In the news appearing in the daily press regarding upgrading of Pakistan's ratings, there appears to be an intention to convey a pre-defined picture of this most critical operational document which sets the strategic direction of the country on tactical basis, the Finance Bill. All the economic surveys and analysis from the government normally compares the performance of last year with one and half decade and sometimes, it is specifically compared with any specific year.

The population and basis used for the statistical surveys is disclosed in the most confusing manner but the important thing is the result portrayed is like increase in per capita income. Another obvious example is about foreign and local debt which stands at 28.3% of GDP as on 31st March, 2006 as compared to 52% as on 30th June, 2000. This article is an attempt to highlight the important economic aspects and direct tax aspects of the bill.


The GDP is normally defined as the total value of goods and services produced by a nation. A cursory look at the recent past showed that a continuous growth starting from 2000 – 2001 till 2004-2005 can be directly attributed to the international scenario whereby the inward remittances have increased. This has converted our economy into a consumer led economy which lacks diversity and sustainability. This conclusion can easily be drawn from the recent sharp fall in GDP growth trend although the private sector investment in wholesale and retail sector is around 42% during the last year expecting that the consumer led economy will continue to grow.

The major portion of our foreign direct investment was on account of privatization, selling of local industries to foreign parties, stock exchange and property. Such FDI is unable to contribute towards our main issues of transfer of technology and reduction in unemployment rate instead increased the same. However, such FDI is really necessary to finance the deficit of balance of payment which has increased from $4.4 billion to around $9billion, however, the reliance has again been placed to foreign sources, obviously debt, to the tone of Rs118 billion. Similarly, last year the agriculture sector is the key player while this year the contribution from this sector is like next to nothing comparatively.

From the political arena of PESTL analysis one could easily see the fact that current government is dependent upon its allies as the major opposition is, hence, continuity in policy is the most risky factor to decide about. Similarly, the law and order situation in some parts of NWFP and Balochistan provinces also raises the eyebrows which when coupled with the western border situation deteriorate the whole scenario. The legal arena of conducting a business with thousands of laws and increasing transaction cost by slapping indirect taxes is another most important issue.

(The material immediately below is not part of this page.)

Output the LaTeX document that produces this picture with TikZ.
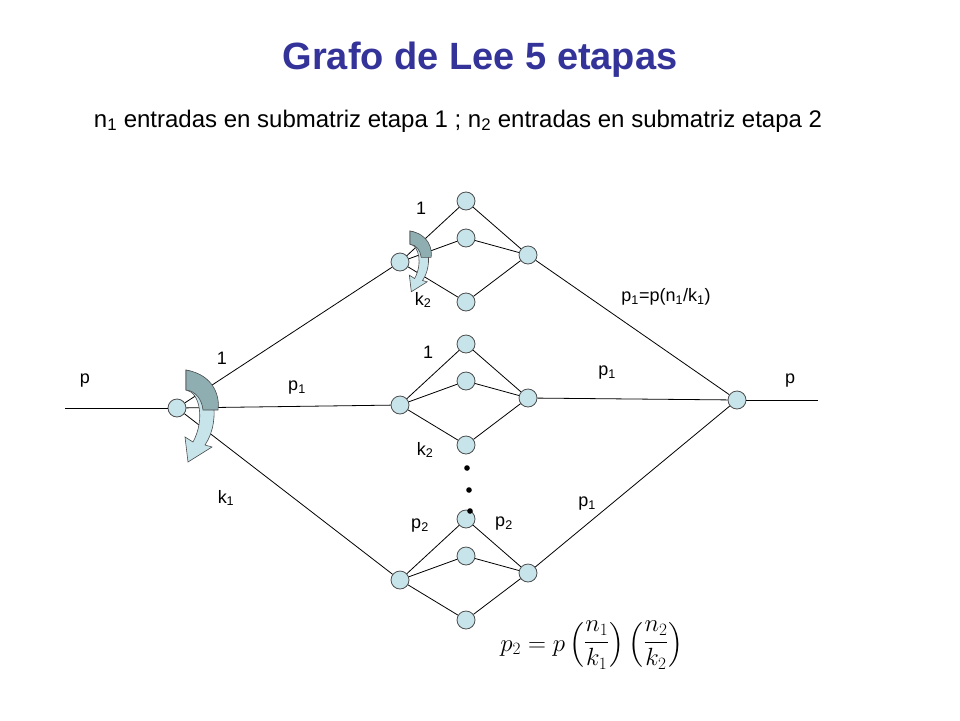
\documentclass[tikz,border=0pt]{standalone}
\usepackage{amsmath}
\usepackage{fontspec}
\setmainfont{Liberation Sans}
\usetikzlibrary{positioning}
\definecolor{nodefill}{HTML}{C6E4EA}
\definecolor{arrdark}{HTML}{8FAEB2}
\definecolor{titleblue}{HTML}{333399}
\newcommand{\sub}[1]{\textsubscript{#1}}
% curved arrow drawn in local coordinates
\newcommand{\bendarrow}{%
  \fill[nodefill,draw=black!70,line width=0.6pt] (0,0) .. controls (29,5) and (36,50) .. (19,75) -- (26,77) -- (2,92) -- (-1,67) -- (7,72) .. controls (19,50) and (14,22) .. (0,20) -- cycle;
  \fill[arrdark,draw=black!70,line width=0.6pt] (0,0) .. controls (29,5) and (34,28) .. (32,40) -- (17,40) .. controls (16,30) and (10,21) .. (0,20) -- cycle;}
\begin{document}
\begin{tikzpicture}[x=1pt,y=-1pt, line width=0.8pt,
    vert/.style={circle, draw=black!70, fill=nodefill, minimum size=18pt, inner sep=0pt},
    lbl/.style={font=\fontsize{18}{20}\selectfont, inner sep=0pt}]
  \useasboundingbox (0,0) rectangle (960,720);
  \node[font=\fontsize{38}{42}\selectfont\bfseries, text=titleblue] (title) at (480,60) {Grafo de Lee 5 etapas};
  \node[font=\fontsize{24}{26}\selectfont] (subt) at (458,121) {n\sub{1} entradas en submatriz etapa 1 ; n\sub{2} entradas en submatriz etapa 2};
  % stage 1 and output
  \coordinate (in) at (65,408);
  \coordinate (out) at (818,400);
  \node[vert] (L) at (177,408) {};
  \node[vert] (R) at (737,400) {};
  % groups
  \foreach \g/\y in {a/262, b/405, c/580} {
    \node[vert] (\g h) at (400,\y) {};
    \node[vert] (\g r) at (528,\y-7) {};
    \node[vert] (\g 1) at (466,\y-61) {};
    \node[vert] (\g 2) at (466,\y-24) {};
    \node[vert] (\g 3) at (466,\y+40) {};
    \foreach \i in {1,2,3} {
      \draw (\g h) -- (\g\i);
      \draw (\g\i) -- (\g r);
    }
    \draw (L) -- (\g h);
    \draw (\g r) -- (R);
  }
  \draw (in) -- (L);
  \draw (R) -- (out);
  % dots
  \foreach \d/\x/\y in {d1/467/468, d2/469/490, d3/470/511}
    \fill (\x,\y) circle (2.8pt);
  % curved arrows
  \begin{scope}[shift={(186,370)}]\bendarrow\end{scope}
  \begin{scope}[shift={(410,231)}, scale=0.66]\bendarrow\end{scope}
  % labels
  \node[lbl] (lp) at (85,381) {p};
  \node[lbl] (l1) at (222,358) {1};
  \node[lbl] (lp1) at (297,388) {p\sub{1}};
  \node[lbl] (lk1) at (226,498) {k\sub{1}};
  \node[lbl] (la1) at (421,208) {1};
  \node[lbl] (lak) at (423,300) {k\sub{2}};
  \node[lbl] (lb1) at (428,352) {1};
  \node[lbl] (lbk) at (425,450) {k\sub{2}};
  \node[lbl] (lcp) at (420,526) {p\sub{2}};
  \node[lbl] (lcq) at (504,524) {p\sub{2}};
  \node[lbl] (lq) at (666,297) {p\sub{1}=p(n\sub{1}/k\sub{1})};
  \node[lbl] (lr1) at (607,373) {p\sub{1}};
  \node[lbl] (lr2) at (587,504) {p\sub{1}};
  \node[lbl] (lpo) at (790,381) {p};
  \node[font=\fontsize{25}{30}\selectfont] (form) at (592,645)
    {$p_2=p\begin{pmatrix}\dfrac{n_1}{k_1}\end{pmatrix}\begin{pmatrix}\dfrac{n_2}{k_2}\end{pmatrix}$};
\end{tikzpicture}
\end{document}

The technological aspect of Pakistan has never been so strong and now at times when Pakistan is unable to compete with India in the IT sector, the tax collectors has identified another area called IT for the imposition of sales tax. From the social side, the gap and differences between poor and rich is increasing with tremendous speed with the economic measures of government whereby the percentage increase in salaries and pension would make the higher earner the ultimate beneficiary on the other side the excise duty on railway’s AC and first class tickets is suggested to be removed.



[Section 2 (41) (c)]

There are two amendments suggested in this section. First amendment is the inclusion of the word “fixed”. In general, a PE is a fixed place of business and is clearly in line with OECD and UN Model Treaty. For an enterprise to have a fixed place of business in a contracting state it must operate at a specific geographical location and its activities at that location must endure for more than a temporary period. The place where equipment, such as oil pumping machine, is used can constitute a place of business even if that machine is attended by human agents of the enterprise.

In international taxation, for a place of business to be fixed, it is enough that it has a specific geographical location. For instance, a market place can be the fixed place of business of an enterprise if the enterprise operates a movable stall within that market place on a regular basis. It is immaterial whether an enterprise rents or owns its premises in determining whether the premises constitute a PE.

However, the second amendment is the specification of temporary period which vary country to country. “but only where such site, project and its connected supervisory activities continued for a period or periods aggregating more than 90 days within any twelve months period” [2(41)(c)] requires attention. The explanation appeared regarding this amendment is that in line with OECD model treaty, however, the treaty used the term minimum/temporary period.

To date, Pakistan has signed full fledge 52 treaties and 6 partial treaties. All the full fledge treaties contains various periods and are incompatible with clause (c) of sub-section 41 of section 2. It is the basic principle of international taxation that “a treaty overrides the law of the land”, hence, this 90 days period is only applicable in cases where there is no treaty. CBR must align the impact of these 90 days with the withholding tax provisions or wait for any quasi judicial decision in favour of an efficient tax planner!